We’ve landed things on Mars before, but never like this.  The landing of NASA’s Curiosity Rover at around 6.30am this morning was an awesome feat of engineering, delivering a 1 tonne buggy loaded with state-of-the-art technology to an awkward dry planet after a journey of over 550 million kilometres.   Its mission?  To begin the search for life on Mars.
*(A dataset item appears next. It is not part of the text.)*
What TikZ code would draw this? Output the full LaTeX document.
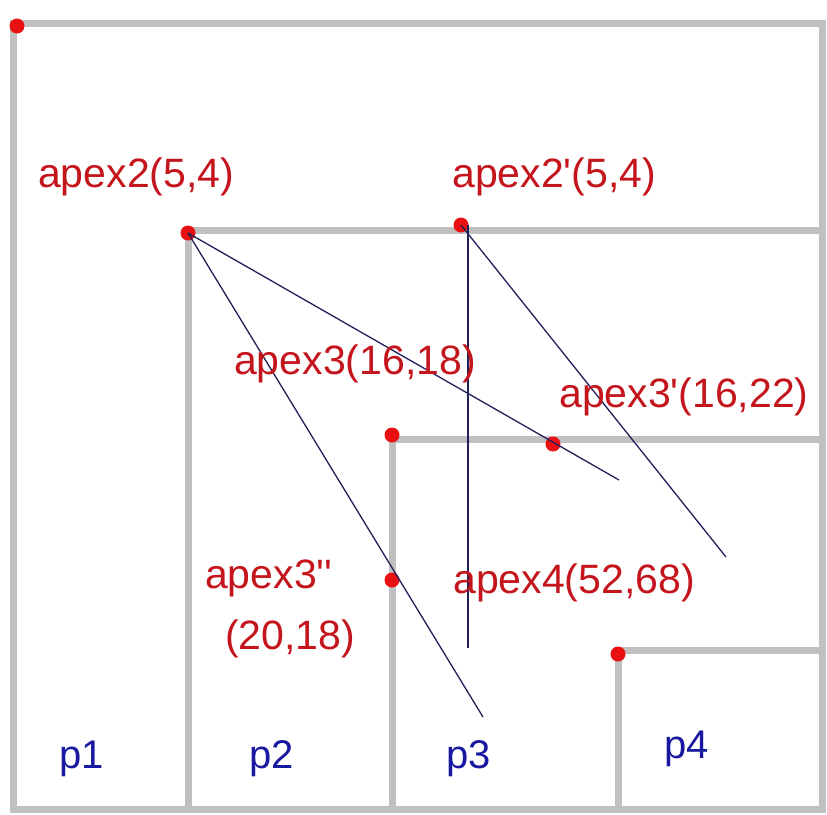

Here’s what we know so far:  Mars is the most hospitable planet in our solar system besides Earth and, in its very early history, was in fact very earthlike.  Oxygen, Nitrogen, Phosphorous, Sulphur, Hydrogen, Carbon; all of the requisite elements for life, as we know it, have been detected on the red planet.  Yet on the surface, Mars is not a welcoming place.  Because of the thin atmosphere, the planet has very low pressure; so low that water cannot form as a liquid.  Were a human to walk on the surface of Mars, his or her blood and saliva would start boiling in less than a minute. Even though the polar caps wax and wane with the seasons just like here on earth, the ice evaporates causing 100% humidity rather than forming seas, rivers and oceans.  Still, we do know that water flowed on the surface of Mars at some point.   More than 10,000 riverbeds have been photographed, leaving behind deposits of minerals have left veins for us to see and gulleys that must have been formed by moving water.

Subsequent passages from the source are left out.